Implementing Finite Difference Schemes on Graphics Processing Units

More Info
expand_more

Abstract

The continued development of improved algorithms and architecture for numerical simulations is at the core of increased computational performance and, therefore, the ability to perform more complex and precise numerical simulations in less time in areas such as Computational Fluid Dynamics. Employing faster algorithms on more efficient processing units, such as Graphics Processing Units (GPUs), can reduce not only the time spend per simulation but also the energy required to perform these computations as well. This will be of significant benefit to different areas of research and engineering and through improvement achieved in these to society at large as well.

As simulations grow in dimensions and accuracy the wall clock time is bound to increase substantially, reaching days and potentially months depending on the parameters and geometry of the chosen simulation. The performance of different finite difference solvers with different degrees of optimization on different types of compute hardware was investigated and the achieved speedups assessed. Specifically, one serial CPU-based solver was presented as a baseline, which was then transitioned to a GPU-based solver. This in turn was then optimized further with regards to improved memory redundancy. To make comparisons fairer all of the solvers used the same temporal and spatial discretization techniques. Further, a benchmarking scenario was proposed to be used for the different solvers across used hardware, including the relevant geometry, gird, and initial and boundary conditions.

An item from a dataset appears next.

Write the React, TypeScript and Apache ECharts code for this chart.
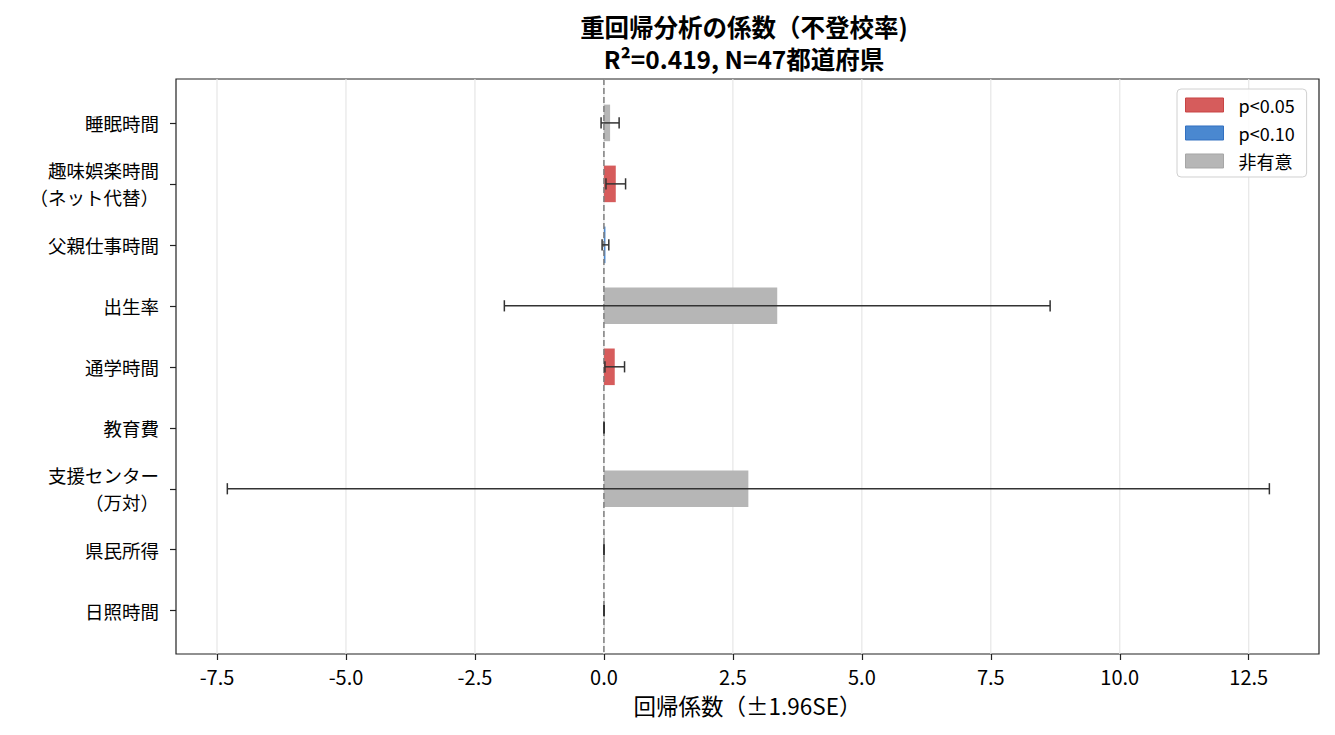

The speedups between the different solvers were observed and contextualized with regard to the effort that went into implementing the solvers and the capability and cost of the used hardware. The speedups at different problem sizes were investigated with the aim to establish how the performance gain from parallelizing and optimizing solvers scales with the chosen number of grid points and therefore the computational load.

Very significant speedups were achieved between the regular CPU solver and its GPU implementation, clearly showing the possible performance gains when moving from a serial to a parallel implementation running on an accelerator. The speedups between the two GPU-based solvers were more modest but still significant when considering the possible time spend on one simulation, depending on the chosen number of grid points.

Finally, an additional performance analysis was performed on two Navier-Stokes, one of which was the optimized version of the other, to investigate whether the performance increases were in line with prior findings and what magnitude of a reduction of wall clock time was possible for a state-of-the-art finite difference Navier-Stokes solver.